-------- Data extract
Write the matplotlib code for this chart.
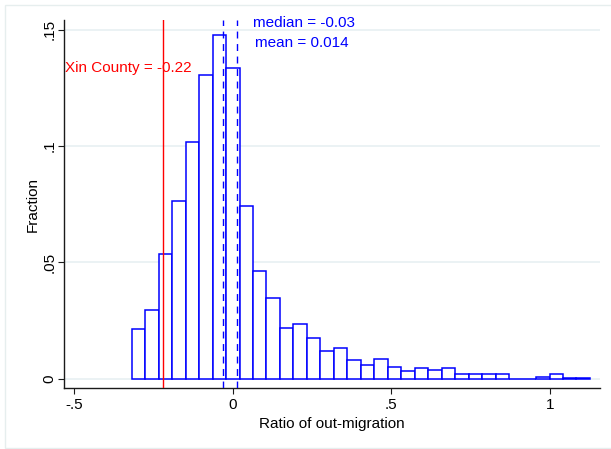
import matplotlib
matplotlib.use("Agg")
import matplotlib.pyplot as plt
from matplotlib.patches import Rectangle
import numpy as np

# Histogram of out-migration ratio (fraction of counties per bin)
bin_start = -0.3183
bin_end = 1.126
fractions = [0.0212, 0.0294, 0.0536, 0.0764, 0.1017, 0.1305, 0.1477, 0.1337,
             0.0742, 0.0463, 0.0348, 0.0219, 0.0233, 0.0176, 0.0119, 0.0133,
             0.0080, 0.0058, 0.0083, 0.0051, 0.0033, 0.0047, 0.0036, 0.0047,
             0.0019, 0.0019, 0.0019, 0.0019, 0.0, 0.0, 0.0008, 0.0019,
             0.0004, 0.0004]

xin_county = -0.22
median_val = -0.03
mean_val = 0.014

x_ticks = [-0.5, 0, 0.5, 1]
x_tick_labels = ["-.5", "0", ".5", "1"]
y_ticks = [0, 0.05, 0.1, 0.15]
y_tick_labels = ["0", ".05", ".1", ".15"]

W, H = 611, 449
plt.rcParams['font.family'] = ['Liberation Sans', 'DejaVu Sans']
fig = plt.figure(figsize=(W / 100, H / 100), dpi=100)
fig.patch.set_facecolor("white")

# light frame around the graph region (open on the right)
fig.patches.append(Rectangle((4.5 / W, 1 - 447.5 / H), 1.2, (447.5 - 4.5) / H,
                             transform=fig.transFigure, fill=False,
                             edgecolor="#E6EEEE", linewidth=1.0))

ax = fig.add_axes([64.3 / W, 1 - 388.3 / H, (600 - 64.3) / W, (388.3 - 20) / H])
ax.set_xlim(-0.5307, 1.1576)
ax.set_ylim(-0.00417, 0.1542)

for s in ["top", "right"]:
    ax.spines[s].set_visible(False)
for s in ["left", "bottom"]:
    ax.spines[s].set_color("#1a1a1a")
    ax.spines[s].set_linewidth(1.0)

# gridlines
for yt in y_ticks:
    ax.axhline(yt, color="#E8F0F2", linewidth=1.2, zorder=0)

n = len(fractions)
edges = np.linspace(bin_start, bin_end, n + 1)
widths = np.diff(edges)
ax.bar(edges[:-1], fractions, width=widths, align="edge", facecolor="white",
       edgecolor="#0000FF", linewidth=1.1, zorder=2)

ax.axvline(xin_county, color="#FF0000", linewidth=1.0, zorder=3)
ax.axvline(median_val, color="#0000FF", linewidth=1.0, linestyle=(0, (5, 4)), zorder=3)
ax.axvline(mean_val, color="#0000FF", linewidth=1.0, linestyle=(0, (5, 4)), zorder=3)

ax.text(-0.5285, 0.1334, f"Xin County = {xin_county:.2f}", color="#FF0000",
        fontsize=11, ha="left", va="center", zorder=4)
ax.text(0.065, 0.1528, f"median = {median_val:.2f}", color="#0000FF",
        fontsize=11, ha="left", va="center", zorder=4)
ax.text(0.070, 0.1444, f"mean = {mean_val:.3f}", color="#0000FF",
        fontsize=11, ha="left", va="center", zorder=4)

ax.set_xticks(x_ticks)
ax.set_xticklabels(x_tick_labels, fontsize=11)
ax.set_yticks(y_ticks)
ax.set_yticklabels(y_tick_labels, fontsize=11, rotation=90, va="center")
ax.tick_params(axis="both", direction="out", length=4.3, width=0.8,
               color="#1a1a1a")
ax.tick_params(axis="x", pad=3)
ax.tick_params(axis="y", pad=1.5)

ax.set_xlabel("Ratio of out-migration", fontsize=11, labelpad=3)
ax.set_ylabel("Fraction", fontsize=11, labelpad=1.5)

fig.savefig("out.png", dpi=100, facecolor="white")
----------------
* What this task involves: Report all lines of the data that include the word "matplotlib".

* Completed task:
Write the matplotlib code for this chart.
import matplotlib
matplotlib.use("Agg")
import matplotlib.pyplot as plt
from matplotlib.patches import Rectangle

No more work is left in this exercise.